→ YOUR TASK:
From the listing below, extract every line containing "Write".

-- start of GIVEN DATA --

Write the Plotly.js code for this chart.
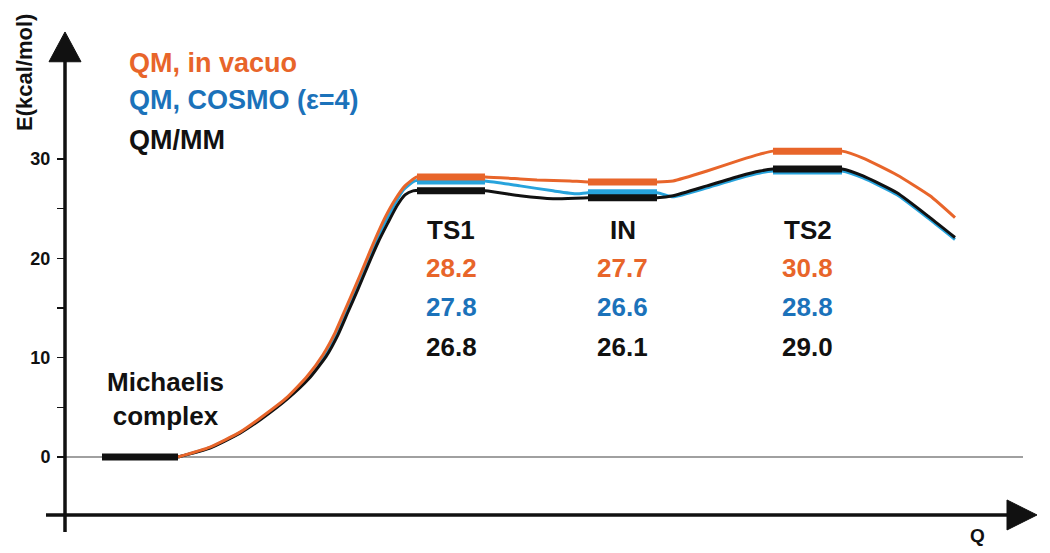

-- end of GIVEN DATA --
-- start of GIVEN DATA --

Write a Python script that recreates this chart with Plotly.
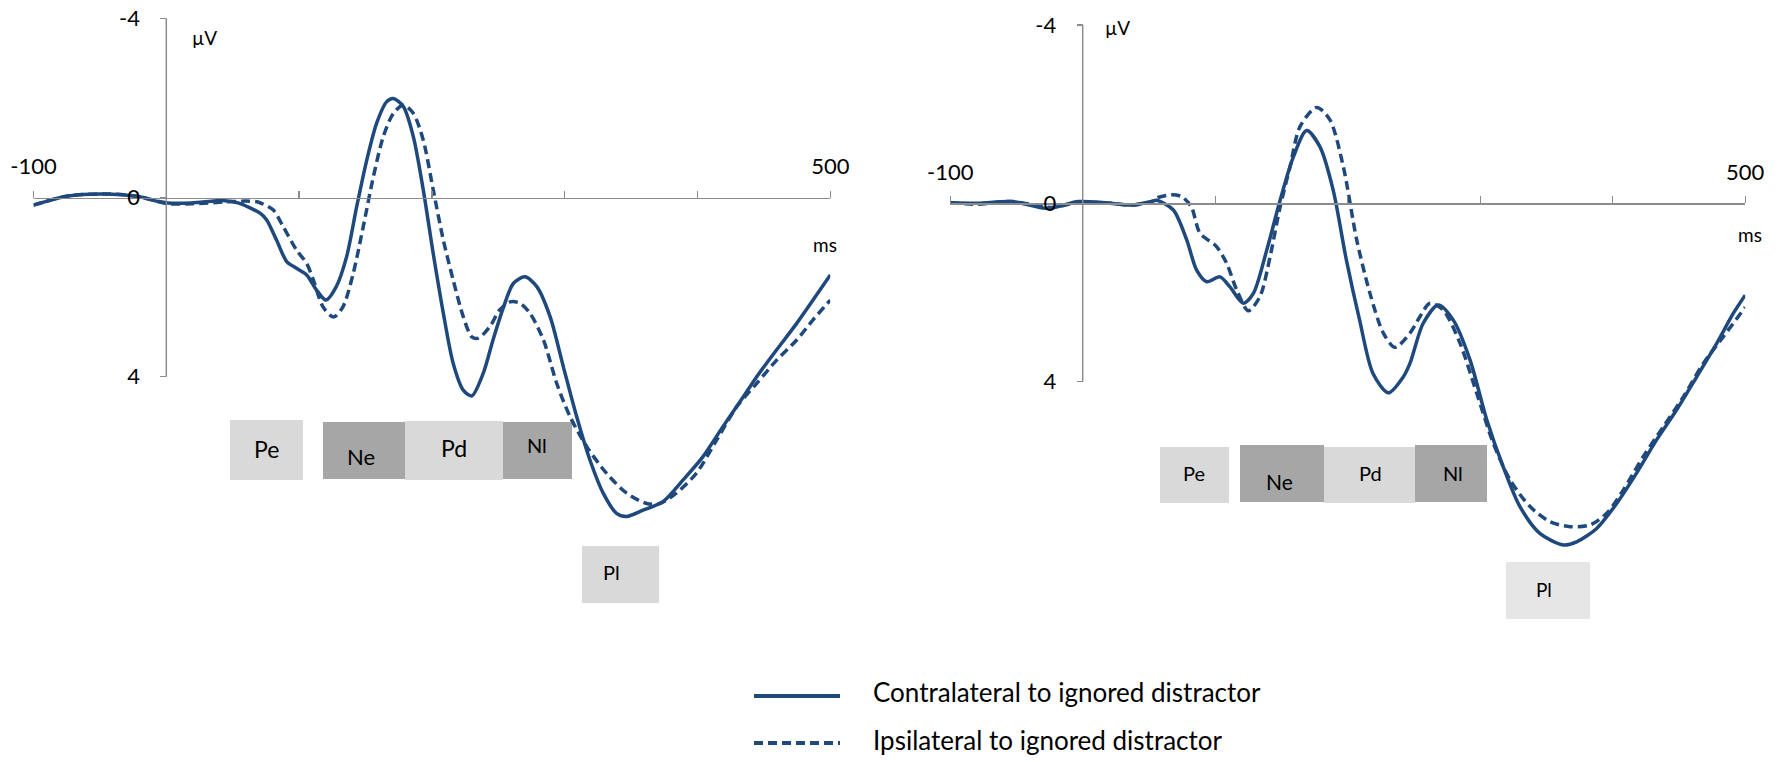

-- end of GIVEN DATA --
-- start of GIVEN DATA --

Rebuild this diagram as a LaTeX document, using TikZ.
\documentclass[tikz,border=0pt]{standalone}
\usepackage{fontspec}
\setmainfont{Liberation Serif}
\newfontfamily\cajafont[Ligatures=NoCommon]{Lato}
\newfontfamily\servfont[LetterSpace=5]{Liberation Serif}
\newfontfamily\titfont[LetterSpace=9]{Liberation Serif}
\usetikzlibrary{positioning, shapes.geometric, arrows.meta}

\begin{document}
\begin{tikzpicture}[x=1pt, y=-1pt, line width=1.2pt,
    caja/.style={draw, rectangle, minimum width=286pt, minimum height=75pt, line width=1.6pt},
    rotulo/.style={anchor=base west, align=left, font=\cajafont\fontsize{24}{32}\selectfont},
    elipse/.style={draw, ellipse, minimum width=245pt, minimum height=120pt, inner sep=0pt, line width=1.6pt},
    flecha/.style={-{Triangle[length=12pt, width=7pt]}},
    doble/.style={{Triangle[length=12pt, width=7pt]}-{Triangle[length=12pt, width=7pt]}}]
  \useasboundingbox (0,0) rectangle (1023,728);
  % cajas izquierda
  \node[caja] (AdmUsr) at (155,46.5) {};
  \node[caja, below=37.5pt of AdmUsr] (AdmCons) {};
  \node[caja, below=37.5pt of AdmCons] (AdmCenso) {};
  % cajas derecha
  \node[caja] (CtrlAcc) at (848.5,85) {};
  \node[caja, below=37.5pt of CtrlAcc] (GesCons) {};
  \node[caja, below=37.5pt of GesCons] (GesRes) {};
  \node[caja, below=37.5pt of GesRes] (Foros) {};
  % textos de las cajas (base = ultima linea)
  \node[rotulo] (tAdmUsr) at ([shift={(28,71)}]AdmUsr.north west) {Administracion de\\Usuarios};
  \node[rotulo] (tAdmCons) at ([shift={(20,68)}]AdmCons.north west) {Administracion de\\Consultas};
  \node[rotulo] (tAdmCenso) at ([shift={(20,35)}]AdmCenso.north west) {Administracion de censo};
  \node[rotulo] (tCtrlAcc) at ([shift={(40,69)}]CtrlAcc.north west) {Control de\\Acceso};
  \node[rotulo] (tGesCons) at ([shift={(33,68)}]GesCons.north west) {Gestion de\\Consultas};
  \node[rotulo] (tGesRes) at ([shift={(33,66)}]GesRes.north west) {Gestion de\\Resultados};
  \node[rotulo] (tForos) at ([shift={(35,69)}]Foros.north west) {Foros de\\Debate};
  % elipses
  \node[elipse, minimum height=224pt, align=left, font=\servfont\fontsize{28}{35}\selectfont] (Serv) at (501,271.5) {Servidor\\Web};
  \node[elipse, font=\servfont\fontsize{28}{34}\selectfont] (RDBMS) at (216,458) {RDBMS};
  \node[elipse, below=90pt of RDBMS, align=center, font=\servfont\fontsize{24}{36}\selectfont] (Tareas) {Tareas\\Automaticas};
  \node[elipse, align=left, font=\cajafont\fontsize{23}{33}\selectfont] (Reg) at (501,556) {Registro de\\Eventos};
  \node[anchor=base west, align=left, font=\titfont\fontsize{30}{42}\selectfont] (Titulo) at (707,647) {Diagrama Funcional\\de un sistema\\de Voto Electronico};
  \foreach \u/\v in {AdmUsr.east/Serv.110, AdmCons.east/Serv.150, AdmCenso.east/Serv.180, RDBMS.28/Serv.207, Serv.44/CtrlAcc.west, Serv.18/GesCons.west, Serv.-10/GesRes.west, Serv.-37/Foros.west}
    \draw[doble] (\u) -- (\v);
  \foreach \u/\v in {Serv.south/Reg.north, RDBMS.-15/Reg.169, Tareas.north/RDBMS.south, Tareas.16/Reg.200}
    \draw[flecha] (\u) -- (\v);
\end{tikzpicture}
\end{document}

-- end of GIVEN DATA --

→ TASK ANSWER:
Write the Plotly.js code for this chart.
Write a Python script that recreates this chart with Plotly.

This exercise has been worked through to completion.